Monday, September 1st, 2014

You may have heard about the fashion faux pas of wearing white after Labor Day. In the present, this tradition is usually treated as old fashioned and a joke. Few people will criticize you for wearing white articles of clothing after the first Monday in September, or even take notice of it except to wonder why it was ever a major concern at all.

Where did this tradition of white clothing going out of fashion after Labor Day come from, and why did it fade away like colorful fabric washed in a hot load in the washing machine?

In general, white makes sense for the heat of summer. Light-colored clothing reflects away the radiant heat of the sun, instead of absorbing it the way dark colors do, so for thousands of years of human history people have preferred to wear white clothing during the hotter months.

However, the idea of white as strictly fashionable during the summer season only emerged in the nineteenth and early twentieth centuries—the time when the very concept of “fashion” began to spread across the Western Hemisphere.

It was only the highest level of post-Civil War society in the U.S. that strict and often bizarre rules for fashion controlled whether someone was in with the “in” crowd. Compared to our ideas of what’s fashionable today, the Czars of Style in the 1880s were true despots. Things as trivial as sleeve length could determine whether a woman in high society—no matter her level of wealth—was fashionable or a pariah.

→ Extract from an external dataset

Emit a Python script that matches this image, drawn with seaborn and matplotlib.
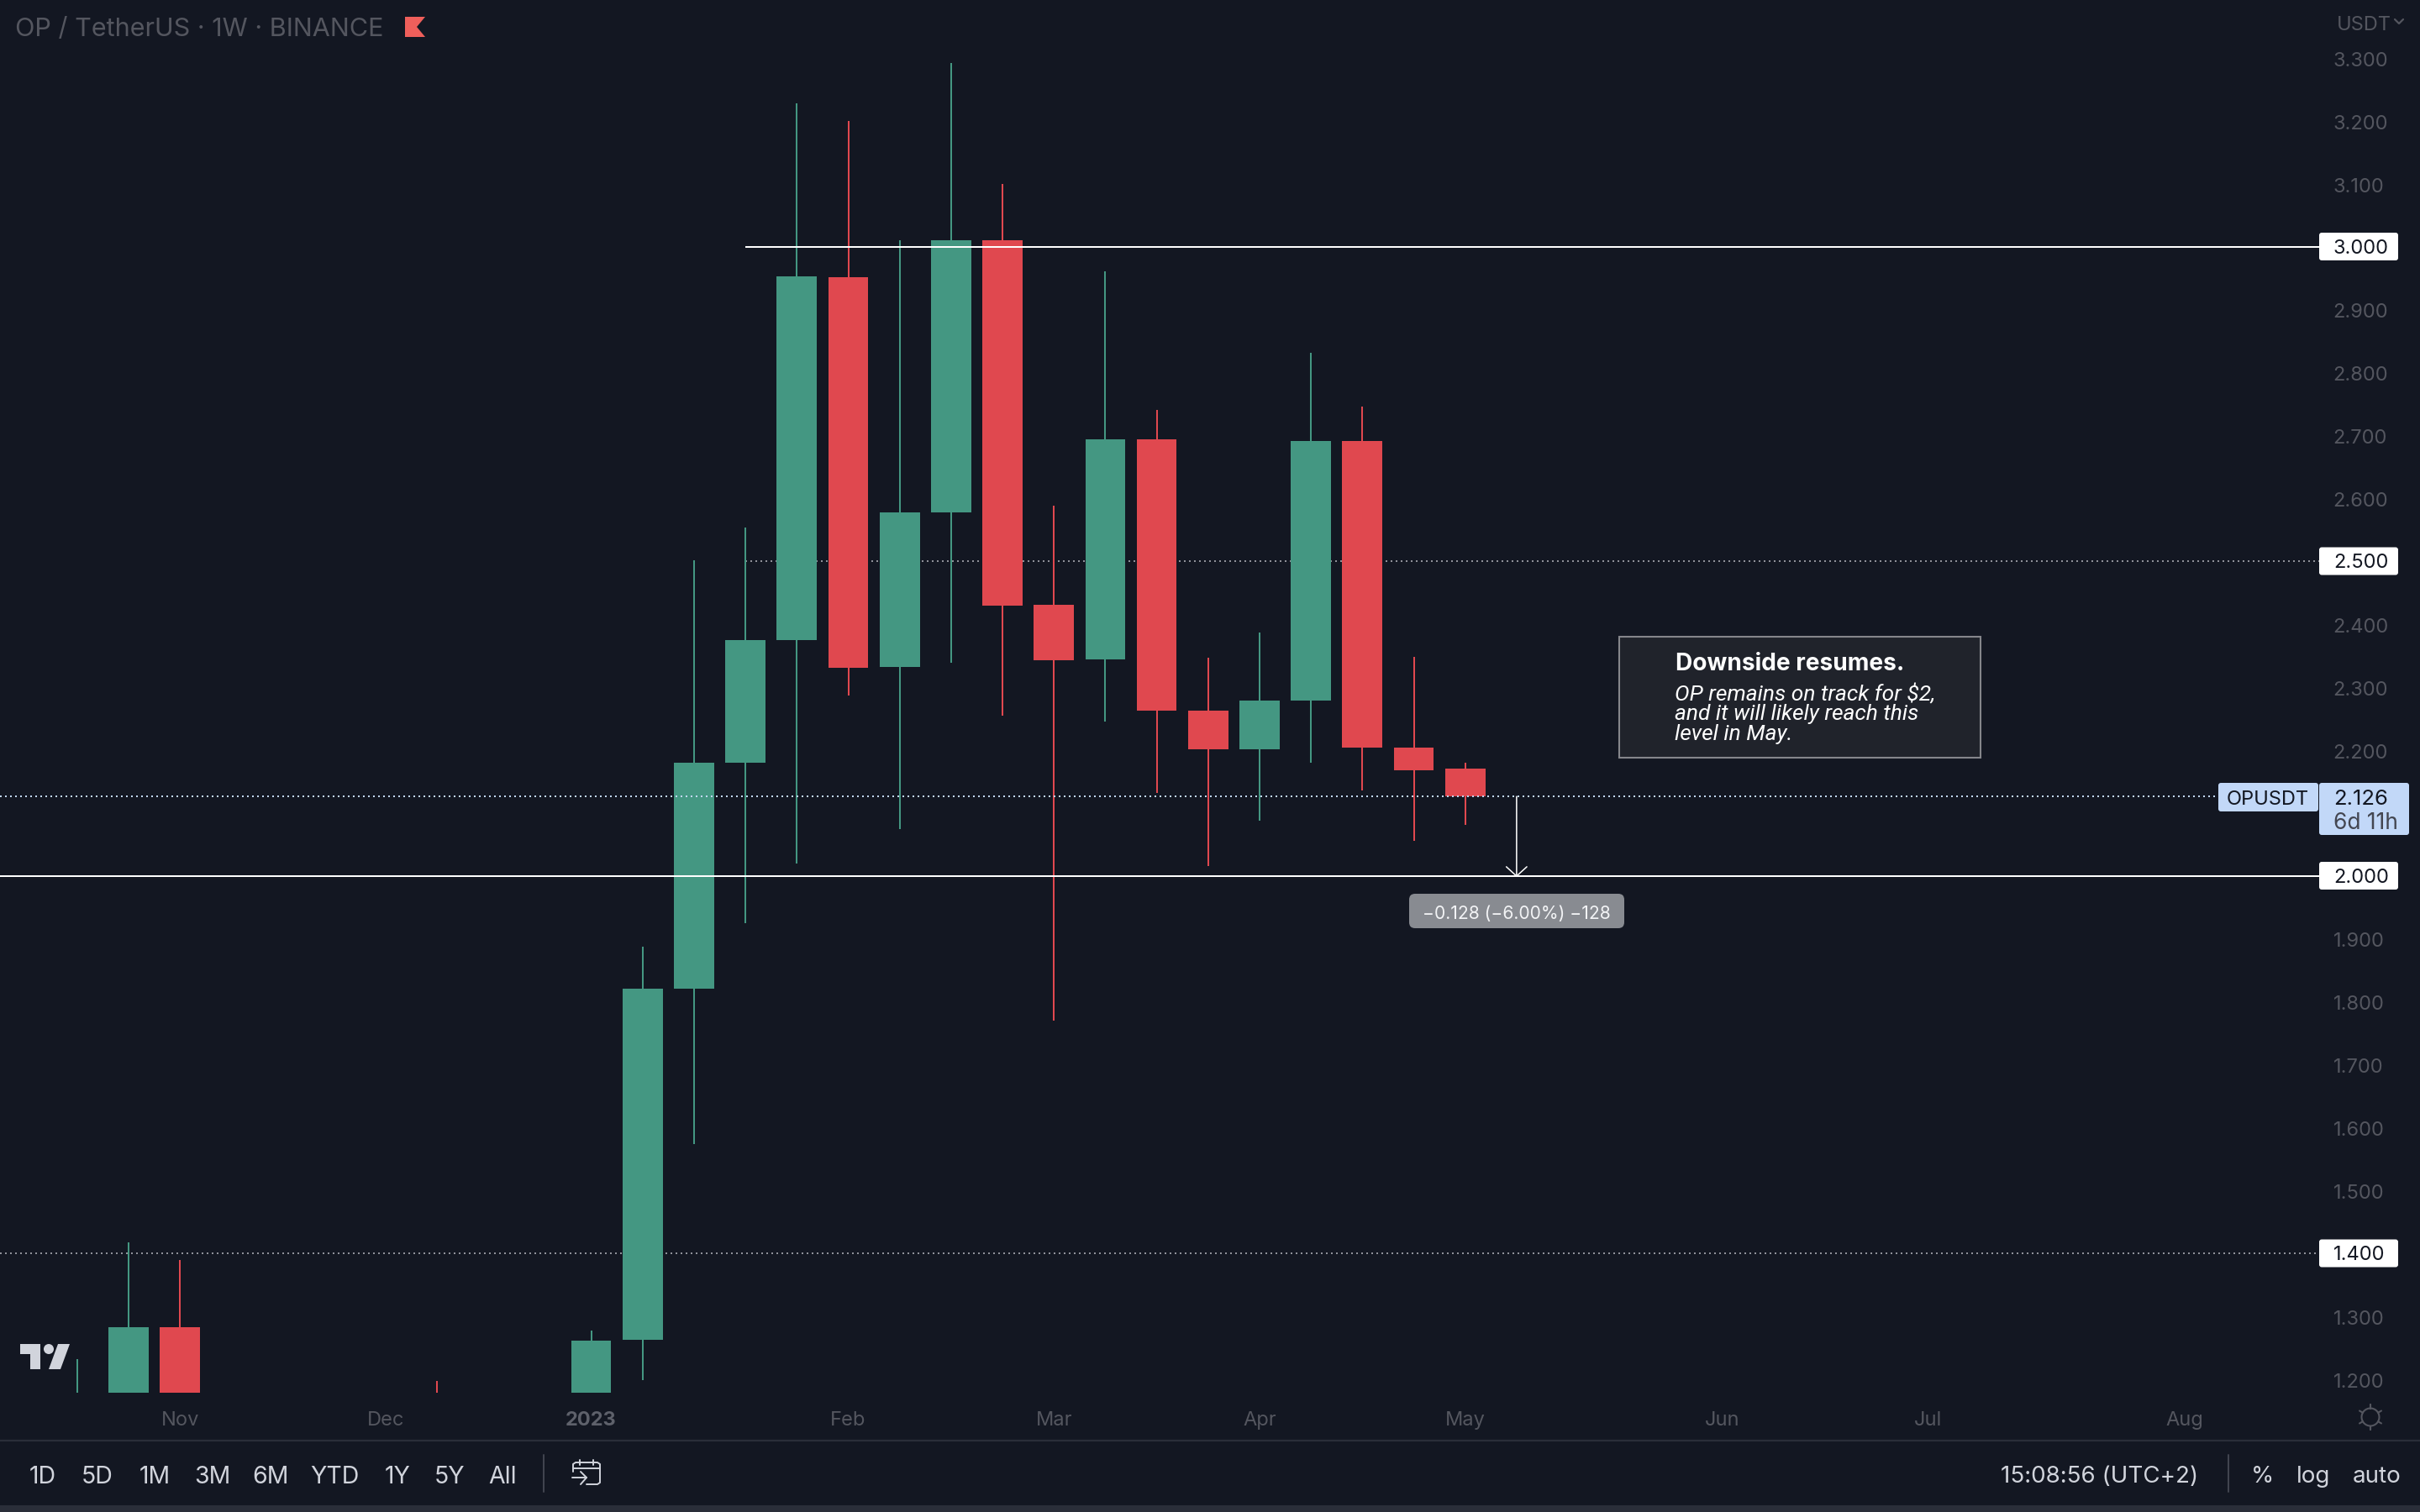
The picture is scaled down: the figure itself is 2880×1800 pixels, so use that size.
import numpy as np
import pandas as pd
import matplotlib
matplotlib.use("Agg")
import matplotlib.pyplot as plt
from matplotlib.patches import Rectangle, FancyBboxPatch, Polygon, Circle
from matplotlib.transforms import ScaledTranslation
import seaborn as sns

# ---------- data ----------
week_index = [-1, 0, 1, 6, 9, 10, 11, 12, 13, 14, 15, 16, 17, 18, 19, 20, 21, 22, 23, 24, 25, 26]
open_price = [1.12, 1.10, 1.282, 1.16, 1.10, 1.262, 1.821, 2.179, 2.375, 2.951, 2.332, 2.577, 3.010, 2.431, 2.344, 2.694, 2.262, 2.201, 2.279, 2.691, 2.203, 2.170]
close_price = [1.15, 1.282, 1.10, 1.13, 1.261, 1.821, 2.179, 2.375, 2.953, 2.330, 2.577, 3.010, 2.429, 2.342, 2.694, 2.262, 2.201, 2.279, 2.691, 2.203, 2.167, 2.126]
high_price = [1.232, 1.417, 1.389, 1.197, 1.277, 1.887, 2.502, 2.554, 3.228, 3.200, 3.010, 3.292, 3.100, 2.588, 2.961, 2.740, 2.346, 2.387, 2.831, 2.745, 2.348, 2.180]
low_price = [1.08, 1.05, 1.05, 1.10, 1.05, 1.198, 1.574, 1.924, 2.020, 2.287, 2.074, 2.338, 2.255, 1.770, 2.245, 2.132, 2.015, 2.088, 2.179, 2.135, 2.056, 2.081]

month_positions = [1, 5, 9, 14, 18, 22, 26, 31, 35, 40]
month_labels = ["Nov", "Dec", "2023", "Feb", "Mar", "Apr", "May", "Jun", "Jul", "Aug"]
price_ticks = [1.2, 1.3, 1.5, 1.6, 1.7, 1.8, 1.9, 2.2, 2.3, 2.4,
               2.6, 2.7, 2.8, 2.9, 3.1, 3.2, 3.3]
solid_levels = {"3.000": (3.0, 12), "2.000": (2.0, -2.5)}
dotted_levels = {"2.500": (2.5, 12), "1.400": (1.4, -2.5)}
last_price = 2.126
target_price = 1.998
range_buttons = [("1D", 51), ("5D", 116), ("1M", 184), ("3M", 253), ("6M", 322),
                 ("YTD", 398), ("1Y", 473), ("5Y", 535), ("All", 598)]

# ---------- style ----------
BG = "#131722"
GREEN = "#449782"
RED = "#E0484F"
MUTED = "#54565F"
BAR_TEXT = "#D1D4DC"
SEP = "#2A2E39"
sns.set_theme(style="dark", rc={"axes.facecolor": BG, "figure.facecolor": BG,
                                "axes.grid": False})
plt.rcParams["font.family"] = ["Inter", "DejaVu Sans"]

W, H = 2880, 1800
fig = plt.figure(figsize=(28.8, 18), dpi=100, facecolor=BG)
ax = fig.add_axes([0, 142 / H, 2760 / W, 1658 / H])
ax.set_facecolor(BG)

df = pd.DataFrame({"idx": week_index, "open": open_price, "close": close_price,
                   "high": high_price, "low": low_price})
df["up"] = df["close"] >= df["open"]
df["bottom"] = df[["open", "close"]].min(axis=1)
df["height"] = (df["close"] - df["open"]).abs()

wicks = pd.concat([df[["idx", "up", "high"]].rename(columns={"high": "price"}),
                   df[["idx", "up", "low"]].rename(columns={"low": "price"})])
sns.lineplot(data=wicks, x="idx", y="price", units="idx", estimator=None, hue="up",
             palette={True: GREEN, False: RED}, legend=False, linewidth=1.45,
             solid_capstyle="butt", sort=False, ax=ax, zorder=2)
for is_up, colour in [(True, GREEN), (False, RED)]:
    part = df[df["up"] == is_up]
    sns.barplot(data=part, x="idx", y="height", bottom=part["bottom"].values,
                native_scale=True, color=colour, saturation=1, width=0.78,
                errorbar=None, linewidth=0, ax=ax, zorder=3)

ax.set_xlim(-153 / 61.18, (2760 - 153) / 61.18)
ax.set_ylim(3 - (1658 - 293.5) / 749, 3 + 293.5 / 749)
ax.set_xlabel("")
ax.set_ylabel("")
for s in ax.spines.values():
    s.set_visible(False)
ax.yaxis.tick_right()
ax.set_yticks(price_ticks)
ax.set_yticklabels([f"{p:.3f}" for p in price_ticks])
ax.tick_params(axis="y", length=0, pad=12, labelsize=17, labelcolor=MUTED, right=False, labelright=True)
nudge = ScaledTranslation(0, -1.5 / 100, fig.dpi_scale_trans)
for lab in ax.get_yticklabels():
    lab.set_verticalalignment("center_baseline")
    lab.set_transform(lab.get_transform() + nudge)
ax.set_xticks(month_positions)
ax.set_xticklabels(month_labels)
ax.tick_params(axis="x", length=0, pad=16, labelsize=17, labelcolor=MUTED, bottom=False)
for lab in ax.get_xticklabels():
    if lab.get_text() == "2023":
        lab.set_fontweight("bold")
        lab.set_color("#5E616B")

for name, (lvl, start) in solid_levels.items():
    ax.plot([start, ax.get_xlim()[1]], [lvl, lvl], color="white", lw=1.45, zorder=5, solid_capstyle="butt")
for name, (lvl, start) in dotted_levels.items():
    ax.plot([start, ax.get_xlim()[1]], [lvl, lvl], color="#8F9199", lw=1.44, ls=(0, (1, 2)), zorder=1)
ax.plot([-2.5, (2640 - 153) / 61.18], [last_price, last_price], color="#C2D8F8", lw=1.44,
        ls=(0, (1, 2)), zorder=5)
ax.annotate("", xy=(27, target_price), xytext=(27, last_price), zorder=6,
            arrowprops=dict(arrowstyle="->,head_length=0.5,head_width=0.55", color="white", lw=1.1,
                            shrinkA=0, shrinkB=0, mutation_scale=16))

# ---------- chrome overlay in pixel coordinates ----------
ov = fig.add_axes([0, 0, 1, 1], zorder=10)
ov.set_xlim(0, W)
ov.set_ylim(H, 0)
ov.axis("off")
ov.patch.set_alpha(0)

def T(x, y, s, size=17, color=MUTED, ha="center", va="center_baseline", **kw):
    return ov.text(x, y, s, fontsize=size, color=color, ha=ha, va=va, **kw)

T(18, 43, "OP / TetherUS · 1W · BINANCE", size=22, ha="left", va="baseline")
ov.add_patch(Polygon([(482, 20), (506, 20), (496, 32), (506, 44), (482, 44)], closed=True,
                     fc="#EF5F5B", ec="none"))
T(2781, 27, "USDT", size=17, ha="left")
ov.plot([2850, 2855, 2860], [23, 28, 23], color=MUTED, lw=1.6)

# tags
def tag(x0, y0, x1, y1, colour):
    ov.add_patch(FancyBboxPatch((x0, y0), x1 - x0, y1 - y0, boxstyle="round,pad=0,rounding_size=3",
                                fc=colour, ec="none", zorder=4, mutation_aspect=1))

for name, ymid in [("3.000", 293.5), ("2.500", 668), ("2.000", 1042.5), ("1.400", 1492)]:
    tag(2760, ymid - 16.5, 2854, ymid + 16.5, "white")
    T(2777, ymid, name, color="#131722", ha="left", zorder=5)
tag(2640, 932, 2759, 966, "#C2D8F8")
T(2699, 949, "OPUSDT", size=17, color="#131722", zorder=5)
tag(2760, 932, 2867, 994, "#C2D8F8")
T(2777, 949, "2.126", size=18.5, color="#131722", ha="left", zorder=5)
T(2777, 977, "6d 11h", size=19, color="#434651", ha="left", zorder=5)

# note box
ov.add_patch(Rectangle((1927, 758), 430, 144, fc="#20232B", ec="#85868B", lw=1.5, zorder=3))
T(1994, 787, "Downside resumes.", size=20.2, color="white", ha="left", fontweight="bold", zorder=5)
for y, line in [(824, "OP remains on track for $2,"), (848, "and it will likely reach this"),
                (872, "level in May.")]:
    T(1993, y, line, size=19, color="white", ha="left", style="italic",
      family=["Roboto", "DejaVu Sans"], zorder=5)

# measure label
ov.add_patch(FancyBboxPatch((1677, 1064), 256, 41, boxstyle="round,pad=0,rounding_size=7",
                            fc="#888B91", ec="none", zorder=4))
T(1805, 1086, "−0.128 (−6.00%) −128", size=15.2, color="#F2F3F5", zorder=5)

# logo
logo = "#D1D4DC"
ov.add_patch(Polygon([(24, 1600), (48, 1600), (48, 1630), (36, 1630), (36, 1612), (24, 1612)],
                     closed=True, fc=logo, ec="none"))
ov.add_patch(Circle((58, 1606), 6, fc=logo, ec="none"))
ov.add_patch(Polygon([(69, 1600), (83, 1600), (72, 1630), (58, 1630)], closed=True, fc=logo, ec="none"))

# bottom bar
ov.plot([0, W], [1715, 1715], color=SEP, lw=1.6)
ov.add_patch(Rectangle((0, 1792), W, 8, fc=SEP, ec="none"))
for s, x in range_buttons:
    T(x, 1755, s, size=20.5, color=BAR_TEXT)
ov.plot([647, 647], [1732, 1776], color="#434651", lw=1.4)
ov.plot([2652, 2652], [1732, 1776], color="#434651", lw=1.4)
# calendar icon
cal = dict(color=BAR_TEXT, lw=1.4)
ov.plot([682, 682, 685, 711, 714, 714, 711, 698], [1752, 1743, 1741, 1741, 1743, 1765, 1767, 1767], **cal)
ov.plot([682, 714], [1748, 1748], **cal)
ov.plot([690, 690], [1738, 1744], **cal)
ov.plot([706, 706], [1738, 1744], **cal)
ov.plot([681, 698], [1759, 1759], **cal)
ov.plot([691, 698, 691], [1752, 1759, 1767], **cal)

T(2381, 1755, "15:08:56 (UTC+2)", size=20, color=BAR_TEXT, ha="left")
T(2692, 1755, "%", size=20, color=BAR_TEXT)
T(2753, 1755, "log", size=20, color=BAR_TEXT)
T(2829, 1755, "auto", size=20, color=BAR_TEXT)

# sun icon
sx, sy = 2821, 1687
ov.add_patch(Circle((sx, sy), 10.5, fc="none", ec=MUTED, lw=1.5))
for a in np.arange(0, 360, 60) + 30:
    ca, sa = np.cos(np.radians(a)), np.sin(np.radians(a))
    ov.plot([sx + 10.5 * ca, sx + 15 * ca], [sy + 10.5 * sa, sy + 15 * sa], color=MUTED, lw=1.5)
for sa in (1, -1):
    ov.plot([sx, sx], [sy + 10.5 * sa, sy + 15 * sa], color=MUTED, lw=1.5)
ov.set_xlim(0, W)
ov.set_ylim(H, 0)

fig.savefig("out.png", dpi=100, facecolor=BG)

Wearing white during the only summer, when it was common for weddings and outdoor parties, was only of these restrictive society rules. When the U.S. government made Labor Day a federal holiday in 1894, the Fashion Czars gained a definite cut-off point for when wearing white was no longer “acceptable” in the upper echelons of wealthy society.

For many decades, this rule only applied to a small number of millionaire socialites in a few big cities, but in the 1950s it reached general fashion magazines that were read around the country and started to affect more people.

But time eventually broke apart this odd rule, and during the 1970s fashion became more individual. Some fashion legends, like Coco Chanel, also purposely rejected the restriction and wore white throughout the year. Today, the “no white after Labor Day rule” is little more than an amusing gag to tease friends, and almost nobody takes it seriously.

Whatever you choose to wear after Labor Day (and if it’s white, we won’t tease!), everyone here at Boehmer Heating & Cooling hopes you have a happy end of the summer and great plans for the fall!